Continuamos nuestra caminata como los anteriores días, aunque un poco más emocionados ante la posibilidad de que las actividades del pueblo se estuvieran normalizando. En efecto, cuando llegamos de nuevo al restaurante, Yuri estaba contenta, pues pudo ofrecer a sus clientes menú con pescado.
Descansamos un buen rato después del almuerzo, ilusionados con la idea de que se reactivaría nuestro viaje. En la tarde, caminamos rumbo al malecón a buscar la oficina de Rodrigo Vilardi Cañarete, el inspector fluvial de El Banco, quien con semblante cordial nos dio el parte de tranquilidad para reiniciar nuestra travesía al día siguiente. Rodrigo, que era un entusiasta de los recorridos turísticos por el río Magdalena, nos mostró en su computador fotos y mapas y nos envió por correo un cuadro con las distancias del recorrido faltante hasta Nueva Venecia. Su oficina estaba decorada con réplicas a escala de la más famosa de las canoas que navegó por el río Magdalena, «La Piragua», perteneciente a don Guillermo Cubillos, un transportador que la mandó a hacer de doce metros de largo para llevar carga y pasajeros.
El maestro José Benito Barros (el mismo de «La Llorona loca»), oriundo de El Banco, la inmortalizó con una emblemática cumbia que le tomó veinte años madurar, y que el gran público conoció en 1969, en la que narra poéticamente la simple historia de un viaje de la embarcación entre El Banco y Chimichagua. Nosotros teníamos una historia similar: el propósito de un viaje y los espectadores ribereños, pero carecíamos de un buen compositor.
Agradecimos a Rodrigo por su tiempo y por las buenas noticias. Era un hecho: si despachaban botes en la mañana del martes reiniciaríamos nuestro viaje. Tomamos la calle del malecón hacia el hotel para hacer maletas y organizar el equipo, y al pasar por el estadero fui a buscar la acostumbrada cerveza de la tarde para Mike. Le pedí a la tendera una «Águila Light grande» y me dijo que no tenía; asombrado, vi cómo, casi al tiempo, el dueño del establecimiento sacaba del refrigerador contiguo una cerveza igual a la que yo había pedido segundos antes; algo confuso, le expliqué a la mujer que una era de esas la que deseaba.

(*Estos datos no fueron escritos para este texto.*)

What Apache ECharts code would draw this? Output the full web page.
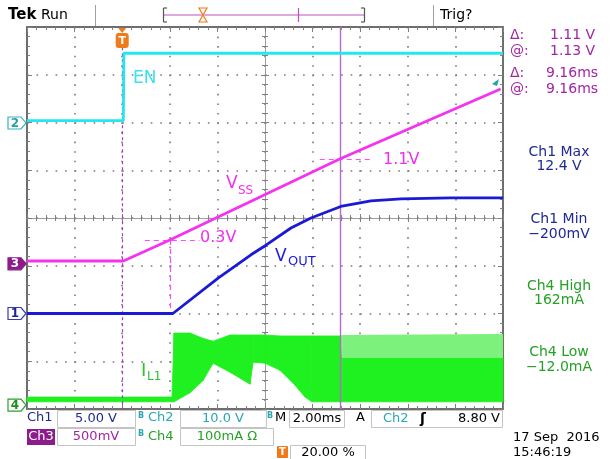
<!DOCTYPE html>
<html><head><meta charset="utf-8">
<script src="https://cdn.jsdelivr.net/npm/echarts@6/dist/echarts.min.js"></script>
<style>html,body{margin:0;padding:0;background:#fff}#c{width:613px;height:459px}</style>
</head><body><div id="c"></div>
<script>
// Time axis: ms relative to trigger (2 ms/div), vertical: screen divisions (centre = 0)
const enTime = [-4, 0.05, 0.07, 16];
const enDiv  = [2.04, 2.04, 3.45, 3.45];
const vssTime = [-4, 0.05, 2.0, 9.16, 15.9];
const vssDiv  = [-0.90, -0.90, -0.46, 1.24, 2.70];
const voutTime = [-4, 2.13, 4.03, 5.41, 6.04, 7.09, 7.93, 9.24, 10.45, 11.71, 13.82, 16];
const voutDiv  = [-2.0, -2.0, -1.26, -0.77, -0.57, -0.21, 0, 0.25, 0.36, 0.40, 0.42, 0.42];
const ilTime = [-4, 2.09, 2.18, 2.85, 3.39, 3.82, 4.53, 5.37, 5.50, 6.00, 6.63, 7.26, 7.68, 7.97, 9.15, 9.24, 15.87, 16];
const ilLow  = [-3.85, -3.85, -3.85, -3.66, -3.41, -3.04, -3.23, -3.48, -3.02, -3.04, -3.19, -3.50, -3.75, -3.85, -3.85, -3.85, -3.85, -3.85];
const ilCore = [-3.75, -3.75, -2.41, -2.41, -2.52, -2.58, -2.45, -2.45, -2.45, -2.45, -2.47, -2.47, -2.47, -2.47, -2.47, -2.93, -2.93, -2.93];
const ilHigh = [-3.75, -3.75, -2.41, -2.41, -2.52, -2.58, -2.45, -2.45, -2.45, -2.45, -2.47, -2.47, -2.47, -2.47, -2.47, -2.45, -2.43, -2.43];
const chGround = {ch1: -2.0, ch2: 1.99, ch3: -0.96, ch4: -3.92};
const cursorT = 9.16;
const vss03 = [2.0, -0.46];
const vss11 = [9.16, 1.24];

const F = 'DejaVu Sans';
const pair = (ts, vs) => ts.map((t, i) => [t, vs[i]]);
// band segments for the inductor-current envelope
const ilSegs = [];
for (let i = 0; i < ilTime.length - 1; i++) {
  ilSegs.push([ilTime[i], ilLow[i], ilCore[i], ilHigh[i], ilTime[i + 1], ilLow[i + 1], ilCore[i + 1], ilHigh[i + 1]]);
}

function ax(dim, position, offset, inside, isFrame, split) {
  const isX = dim === 'x';
  return {
    type: 'value', position: position, offset: offset,
    min: -4, max: isX ? 16 : 4, interval: isX ? 2 : 1,
    axisLine: {show: true, onZero: false, lineStyle: {color: isFrame ? '#6e6e6e' : '#9c9c9c', width: isFrame ? 2 : 1}},
    axisTick: {show: true, inside: inside, length: isFrame ? 5 : 4, lineStyle: {color: '#808080', width: 1}},
    minorTick: {show: true, splitNumber: 5, length: 3, lineStyle: {color: '#808080', width: 1}},
    axisLabel: {show: false},
    splitLine: {show: !!split, lineStyle: {color: '#7a7a7a', width: 1.6, type: isX ? [1.6, 7.95] : [1.6, 7.92]}},
    silent: true, z: 1
  };
}

const chart = echarts.init(document.getElementById('c'));
const baseLine = (name, data, color, w) => ({
  type: 'line', name: name, data: data, symbol: 'none', showSymbol: false, animation: false,
  lineStyle: {color: color, width: w}, silent: true, z: 5
});

const dashPink = {color: '#ff4cff', width: 1.2, type: [5, 4]};
chart.setOption({
  animation: false,
  backgroundColor: '#ffffff',
  grid: {left: 27, top: 27, width: 476, height: 382, show: false},
  xAxis: [
    ax('x', 'bottom', 0, true, true, true),
    ax('x', 'top', 0, true, true, false),
    ax('x', 'bottom', -191, true, false, false),
    ax('x', 'bottom', -191, false, false, false)
  ],
  yAxis: [
    ax('y', 'left', 0, true, true, true),
    ax('y', 'right', 0, true, true, false),
    ax('y', 'left', -238, true, false, false),
    ax('y', 'left', -238, false, false, false)
  ],
  series: [
    {
      type: 'custom', name: 'IL1', data: ilSegs, silent: true, z: 3,
      encode: {x: [0, 4], y: [1, 2, 3, 5, 6, 7]},
      renderItem: function (params, api) {
        const p = (a, b) => api.coord([api.value(a), api.value(b)]);
        return {type: 'group', children: [
          {type: 'polygon', shape: {points: [p(0, 1), p(4, 5), p(4, 6), p(0, 2)]},
           style: {fill: '#1ff01f', stroke: '#1ff01f', lineWidth: 0.8}},
          {type: 'polygon', shape: {points: [p(0, 2), p(4, 6), p(4, 7), p(0, 3)]},
           style: {fill: '#7cf27c', stroke: null}}
        ]};
      }
    },
    baseLine('EN', pair(enTime, enDiv), '#25e6f0', 2.8),
    Object.assign(baseLine('VSS', pair(vssTime, vssDiv), '#f532f0', 2.8), {
      markLine: {
        silent: true, symbol: 'none', animation: false, label: {show: false},
        data: [
          [{coord: [0, 3.7], lineStyle: {color: '#a040c0', width: 1.2, type: [3, 3]}}, {coord: [0, -4]}],
          [{coord: [cursorT, -4], lineStyle: {color: '#b46ccc', width: 1.4, type: 'solid'}}, {coord: [cursorT, 4]}],
          [{coord: [0.95, vss03[1]], lineStyle: dashPink}, {coord: [3.25, vss03[1]]}],
          [{coord: [vss03[0], vss03[1]], lineStyle: dashPink}, {coord: [vss03[0], chGround.ch1]}],
          [{coord: [8.3, vss11[1]], lineStyle: dashPink}, {coord: [10.5, vss11[1]]}]
        ]
      }
    }),
    baseLine('VOUT', pair(voutTime, voutDiv), '#1a1ad6', 2.8)
  ]
});

// ---------- decorations (text / markers) ----------
const g = [];
function txt(x, y, s, size, color, opt) {
  opt = opt || {};
  g.push({type: 'text', x: x, y: y, z: 100, silent: true, style: Object.assign({
    text: s, fill: color, font: (opt.bold ? 'bold ' : '') + size + 'px "' + F + '"',
    textAlign: opt.align || 'left', textVerticalAlign: 'middle'}, opt.style || {})});
}
function rect(x, y, w, h, fill, stroke) {
  g.push({type: 'rect', z: 90, silent: true, shape: {x: x, y: y, width: w, height: h},
    style: {fill: fill, stroke: stroke || null, lineWidth: 1}});
}
function line(x1, y1, x2, y2, color, w) {
  g.push({type: 'line', z: 95, silent: true, shape: {x1: x1, y1: y1, x2: x2, y2: y2},
    style: {stroke: color, lineWidth: w || 1}});
}
function poly(points, fill, stroke) {
  g.push({type: 'polygon', z: 98, silent: true, shape: {points: points},
    style: {fill: fill, stroke: stroke || null, lineWidth: 1.2}});
}

// header
txt(8, 15, 'Tek', 15, '#000', {bold: true});
txt(41, 15, 'Run', 14, '#000');
line(95.5, 5, 95.5, 26, '#a0a0a0', 1);
line(433.5, 5, 433.5, 26, '#a0a0a0', 1);
line(163, 15, 365, 15, '#c050c0', 1.2);
line(163.5, 8, 163.5, 22, '#555', 1.2); line(163.5, 8, 167, 8, '#555', 1.2); line(163.5, 22, 167, 22, '#555', 1.2);
line(364.5, 8, 364.5, 22, '#555', 1.2); line(364.5, 8, 361, 8, '#555', 1.2); line(364.5, 22, 361, 22, '#555', 1.2);
line(298.5, 8, 298.5, 22, '#c050c0', 1.2);
poly([[199, 8], [207, 8], [203, 15], [207, 22], [199, 22], [203, 15]], '#ffffff', '#f07a1a');
txt(440, 15, 'Trig?', 14, '#000');

// trigger marker
const trigX = chart.convertToPixel({xAxisIndex: 0}, 0);
poly([[trigX - 4, 28], [trigX + 4, 28], [trigX, 33]], '#f07a1a');
g.push({type: 'rect', z: 99, silent: true, shape: {x: trigX - 6.5, y: 33, width: 13, height: 15, r: 3},
  style: {fill: '#f07a1a'}});
txt(trigX, 41, 'T', 11, '#fff', {bold: true, align: 'center'});

// channel markers
function chMark(n, gnd, fill, stroke, color) {
  const y = chart.convertToPixel({yAxisIndex: 0}, gnd);
  poly([[8, y - 6], [21, y - 6], [26, y], [21, y + 6], [8, y + 6]], fill, stroke);
  txt(15, y + 0.5, String(n), 12, color, {bold: true, align: 'center'});
}
chMark(2, chGround.ch2, '#ffffff', '#38b4bc', '#2a9ea8');
chMark(3, chGround.ch3, '#8c1c8c', '#8c1c8c', '#ffffff');
chMark(1, chGround.ch1, '#ffffff', '#3a3ab0', '#22229a');
chMark(4, chGround.ch4, '#ffffff', '#2aa02a', '#1f8f1f');

// trace labels
txt(133, 79, 'EN', 17, '#3ae2f0');
txt(226, 184, 'V', 17, '#f030f0');
txt(238, 191, 'SS', 12, '#f030f0');
txt(383, 160, '1.1V', 16, '#f030f0');
txt(200, 238, '0.3V', 16, '#f030f0');
txt(275, 257, 'V', 17, '#1a1ae6');
txt(288, 262, 'OUT', 13, '#1a1ae6');
txt(141, 371, 'I', 18, '#30c030');
txt(147, 377, 'L1', 12, '#30c030');
poly([[492, 84], [499, 79], [497, 86]], '#1aa6a6');

// right readouts
const PUR = '#a424a4', NAVY = '#1e2a92', GRN = '#26a026';
txt(510, 35, 'Δ:', 14, PUR); txt(550, 35, '1.11 V', 14, PUR);
txt(510, 51, '@:', 14, PUR); txt(550, 51, '1.13 V', 14, PUR);
txt(510, 73, 'Δ:', 14, PUR); txt(546, 73, '9.16ms', 14, PUR);
txt(510, 89, '@:', 14, PUR); txt(546, 89, '9.16ms', 14, PUR);
txt(559, 152, 'Ch1 Max', 14, NAVY, {align: 'center'});
txt(559, 166, '12.4 V', 14, NAVY, {align: 'center'});
txt(559, 219, 'Ch1 Min', 14, NAVY, {align: 'center'});
txt(559, 234, '−200mV', 14, NAVY, {align: 'center'});
txt(559, 286, 'Ch4 High', 14, GRN, {align: 'center'});
txt(559, 300, '162mA', 14, GRN, {align: 'center'});
txt(559, 352, 'Ch4 Low', 14, GRN, {align: 'center'});
txt(559, 367, '−12.0mA', 14, GRN, {align: 'center'});

// bottom status rows
const TEAL = '#2aa6b4', MAG = '#a424a4', BOX = '#c4c4c4';
txt(27, 418, 'Ch1', 13, NAVY);
rect(57.5, 410.5, 78, 17, '#fff', BOX); txt(96, 419, '5.00 V', 13, NAVY, {align: 'center'});
txt(138, 416, 'B', 8, TEAL, {bold: true}); txt(148, 418, 'Ch2', 13, TEAL);
rect(180.5, 410.5, 86, 17, '#fff', BOX); txt(223, 419, '10.0 V', 13, TEAL, {align: 'center'});
txt(267, 416, 'B', 8, TEAL, {bold: true}); txt(275, 418, 'M', 13, '#000');
rect(289.5, 410.5, 55, 17, '#fff', BOX); txt(317, 419, '2.00ms', 13, '#000', {align: 'center'});
txt(356, 418, 'A', 13, '#000');
rect(371.5, 410.5, 131, 17, '#fff', BOX);
txt(383, 419, 'Ch2', 13, TEAL); txt(420, 419, 'ʃ', 14, '#000', {bold: true}); txt(500, 419, '8.80 V', 13, '#000', {align: 'right'});
rect(27, 429, 28, 16, '#8c1c8c'); txt(41, 437, 'Ch3', 13, '#fff', {align: 'center'});
rect(57.5, 428.5, 78, 17, '#fff', BOX); txt(96, 437, '500mV', 13, MAG, {align: 'center'});
txt(138, 434, 'B', 8, TEAL, {bold: true}); txt(148, 437, 'Ch4', 13, GRN);
rect(180.5, 428.5, 93, 17, '#fff', BOX); txt(227, 437, '100mA Ω', 13, GRN, {align: 'center'});
g.push({type: 'rect', z: 99, silent: true, shape: {x: 277, y: 446, width: 11, height: 12, r: 1}, style: {fill: '#f07a1a'}});
txt(282.5, 452.5, 'T', 10, '#fff', {bold: true, align: 'center'});
rect(290.5, 445.5, 75, 16, '#fff', BOX); txt(328, 453, '20.00 %', 13, '#000', {align: 'center'});
txt(513, 438, '17 Sep  2016', 13, '#000');
txt(513, 453, '15:46:19', 13, '#000');

chart.setOption({graphic: g});
</script></body></html>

«Uté lo quequiere e unbotellón de Águila li», replicó a toda velocidad, sin titubear.
Contesté que sí, y ella, burlándose de mi mal español costeño, me despachó el producto. Salí del establecimiento riendo, a contar la anécdota a mis compañeros y a explicarle a Mike cómo debería pedir su «Águila li» durante el resto de la travesía.